State responsibility requires an even higher standard. Indeed, the International Court of Justice in the Bosnia Genocide case was not convinced that the required intent existed. (at paras [277], [319], [354], [361] and [367].) The Court opined that it ‘…has to be convincingly shown by reference to particular circumstances, unless a general plan to that end can be convincingly demonstrated to exist; and for a pattern of conduct to be accepted as evidence of its existence, it would have to be such that it could only point to the existence of such intent.’ (at para [373].) The Court also emphasised that if genocide is not committed, a state cannot be held responsible a posteriori for not having prevented something that did not occur. (at para [431].) Consequently, the Bosnia Genocide standard is difficult to establish.
This, taken together with the language employed by the Judges in the current case, indicates that it will be difficult for South Africa to prove that Israel is responsible for genocide. For example, in its application, South Africa relies on statements ‘…by Israeli State representatives, including at the highest levels, by the Israeli President, Prime Minister, and Minister of Defence express genocidal intent.’ (South Africa’s Application, p 3.) The statements seem to suggest a genocidal intent, especially the total blockade announced by Defence Minister Yoav Gallant.
However, these statements cannot conclusively point to genocidal intent within the scope of the Bosnia Genocide ruling. They may help establish other international crimes, such as war crimes and crimes against humanity. However, these are not within the scope of the present judicial proceedings, and so the Court cannot examine Israel’s responsibility for other international crimes. (Bosnia Genocide case, at para [147].) Indeed, South Africa must show that not only Gazans are being killed within the context of the armed conflict between Hamas and Israel, but that they are being killed with the intent to destroy the protected group of Gazan Palestinians.
Israel will likely try to argue that the statements of its agents were made in relation to the threat posed by Hamas, and so they should be understood strictly in the context of the ongoing armed conflict. (This argument was made by Judge Ad Hoc Barak in his Separate Opinion at paras [36]-[37].)

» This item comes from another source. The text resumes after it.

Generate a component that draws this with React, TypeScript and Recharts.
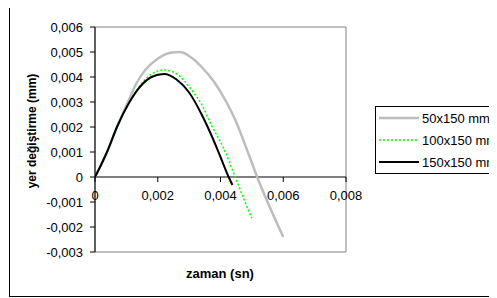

Secondly, South Africa may try to advance an argument similar to Bosnia in that the pattern of crimes being committed by Israel should be treated as one single crime of genocide. (Bosnia Genocide, at para [370], [373].) However, the Court was not persuaded that the crimes against humanity committed during the Bosnian war could be read as one single act of genocide. The Court held that specific intent must be ‘…convincingly shown by reference to particular circumstances’. (at para [373].) Thus, the Court rejected the “shotgun approach” of Bosnia, and so if South Africa decides to advance a similar argument, it will likely be rejected too.
To conclude, South Africa will have a difficult time given the legally strict definition of genocide and the Court’s limited jurisdiction. There is an expectation that the Court finds Israel responsible, but the provisional measures stage showed the Court’s skepticism regarding the development of the South African accusation into the merit stage. However, the question remains: will this ultimately contribute to the protection of the Palestinians in Gaza and develop the law of genocide after the Bosnia case?